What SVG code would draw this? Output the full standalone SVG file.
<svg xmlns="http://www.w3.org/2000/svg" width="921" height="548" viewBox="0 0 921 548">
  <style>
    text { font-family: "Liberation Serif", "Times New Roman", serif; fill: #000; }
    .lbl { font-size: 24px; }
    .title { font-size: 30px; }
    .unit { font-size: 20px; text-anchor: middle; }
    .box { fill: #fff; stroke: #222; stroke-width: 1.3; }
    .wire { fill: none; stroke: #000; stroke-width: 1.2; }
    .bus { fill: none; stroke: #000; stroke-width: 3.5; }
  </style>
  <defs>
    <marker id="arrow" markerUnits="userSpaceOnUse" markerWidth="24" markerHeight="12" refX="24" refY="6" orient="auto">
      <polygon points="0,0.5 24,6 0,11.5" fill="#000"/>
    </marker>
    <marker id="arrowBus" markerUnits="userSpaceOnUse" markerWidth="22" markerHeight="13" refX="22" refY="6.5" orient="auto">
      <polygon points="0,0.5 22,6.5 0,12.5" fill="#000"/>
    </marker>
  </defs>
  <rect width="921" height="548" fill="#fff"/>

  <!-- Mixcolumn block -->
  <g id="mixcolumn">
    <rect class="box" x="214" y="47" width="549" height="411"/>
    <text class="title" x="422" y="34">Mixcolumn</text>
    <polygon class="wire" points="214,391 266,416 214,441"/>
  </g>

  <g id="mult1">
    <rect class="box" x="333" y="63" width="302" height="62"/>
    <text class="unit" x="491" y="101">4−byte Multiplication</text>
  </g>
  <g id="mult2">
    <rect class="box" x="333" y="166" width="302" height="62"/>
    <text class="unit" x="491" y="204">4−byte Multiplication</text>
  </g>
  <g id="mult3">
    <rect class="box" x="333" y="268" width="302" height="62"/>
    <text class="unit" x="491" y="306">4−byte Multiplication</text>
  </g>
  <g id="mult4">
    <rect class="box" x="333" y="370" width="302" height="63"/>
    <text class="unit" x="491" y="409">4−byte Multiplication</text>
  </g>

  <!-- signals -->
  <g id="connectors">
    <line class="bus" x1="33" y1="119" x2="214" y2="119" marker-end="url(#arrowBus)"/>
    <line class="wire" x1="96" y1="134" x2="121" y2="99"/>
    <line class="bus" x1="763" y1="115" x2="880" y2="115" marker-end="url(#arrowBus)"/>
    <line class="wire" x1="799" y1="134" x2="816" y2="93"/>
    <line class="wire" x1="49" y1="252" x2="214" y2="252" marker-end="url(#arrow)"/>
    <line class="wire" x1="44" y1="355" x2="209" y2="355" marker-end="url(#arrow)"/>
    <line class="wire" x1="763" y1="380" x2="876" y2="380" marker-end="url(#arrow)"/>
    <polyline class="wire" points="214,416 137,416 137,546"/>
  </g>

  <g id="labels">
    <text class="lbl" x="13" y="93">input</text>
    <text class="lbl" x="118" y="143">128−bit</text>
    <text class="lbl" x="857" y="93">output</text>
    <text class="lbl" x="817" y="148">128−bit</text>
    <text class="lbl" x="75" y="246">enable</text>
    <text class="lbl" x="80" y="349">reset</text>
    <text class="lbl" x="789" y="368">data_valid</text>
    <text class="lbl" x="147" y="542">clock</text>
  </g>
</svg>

Work required: Every line of the material must be returned exactly as it appears.

Problem solution:
What SVG code would draw this? Output the full standalone SVG file.
<svg xmlns="http://www.w3.org/2000/svg" width="921" height="548" viewBox="0 0 921 548">
  <style>
    text { font-family: "Liberation Serif", "Times New Roman", serif; fill: #000; }
    .lbl { font-size: 24px; }
    .title { font-size: 30px; }
    .unit { font-size: 20px; text-anchor: middle; }
    .box { fill: #fff; stroke: #222; stroke-width: 1.3; }
    .wire { fill: none; stroke: #000; stroke-width: 1.2; }
    .bus { fill: none; stroke: #000; stroke-width: 3.5; }
  </style>
  <defs>
    <marker id="arrow" markerUnits="userSpaceOnUse" markerWidth="24" markerHeight="12" refX="24" refY="6" orient="auto">
      <polygon points="0,0.5 24,6 0,11.5" fill="#000"/>
    </marker>
    <marker id="arrowBus" markerUnits="userSpaceOnUse" markerWidth="22" markerHeight="13" refX="22" refY="6.5" orient="auto">
      <polygon points="0,0.5 22,6.5 0,12.5" fill="#000"/>
    </marker>
  </defs>
  <rect width="921" height="548" fill="#fff"/>

  <!-- Mixcolumn block -->
  <g id="mixcolumn">
    <rect class="box" x="214" y="47" width="549" height="411"/>
    <text class="title" x="422" y="34">Mixcolumn</text>
    <polygon class="wire" points="214,391 266,416 214,441"/>
  </g>

  <g id="mult1">
    <rect class="box" x="333" y="63" width="302" height="62"/>
    <text class="unit" x="491" y="101">4−byte Multiplication</text>
  </g>
  <g id="mult2">
    <rect class="box" x="333" y="166" width="302" height="62"/>
    <text class="unit" x="491" y="204">4−byte Multiplication</text>
  </g>
  <g id="mult3">
    <rect class="box" x="333" y="268" width="302" height="62"/>
    <text class="unit" x="491" y="306">4−byte Multiplication</text>
  </g>
  <g id="mult4">
    <rect class="box" x="333" y="370" width="302" height="63"/>
    <text class="unit" x="491" y="409">4−byte Multiplication</text>
  </g>

  <!-- signals -->
  <g id="connectors">
    <line class="bus" x1="33" y1="119" x2="214" y2="119" marker-end="url(#arrowBus)"/>
    <line class="wire" x1="96" y1="134" x2="121" y2="99"/>
    <line class="bus" x1="763" y1="115" x2="880" y2="115" marker-end="url(#arrowBus)"/>
    <line class="wire" x1="799" y1="134" x2="816" y2="93"/>
    <line class="wire" x1="49" y1="252" x2="214" y2="252" marker-end="url(#arrow)"/>
    <line class="wire" x1="44" y1="355" x2="209" y2="355" marker-end="url(#arrow)"/>
    <line class="wire" x1="763" y1="380" x2="876" y2="380" marker-end="url(#arrow)"/>
    <polyline class="wire" points="214,416 137,416 137,546"/>
  </g>

  <g id="labels">
    <text class="lbl" x="13" y="93">input</text>
    <text class="lbl" x="118" y="143">128−bit</text>
    <text class="lbl" x="857" y="93">output</text>
    <text class="lbl" x="817" y="148">128−bit</text>
    <text class="lbl" x="75" y="246">enable</text>
    <text class="lbl" x="80" y="349">reset</text>
    <text class="lbl" x="789" y="368">data_valid</text>
    <text class="lbl" x="147" y="542">clock</text>
  </g>
</svg>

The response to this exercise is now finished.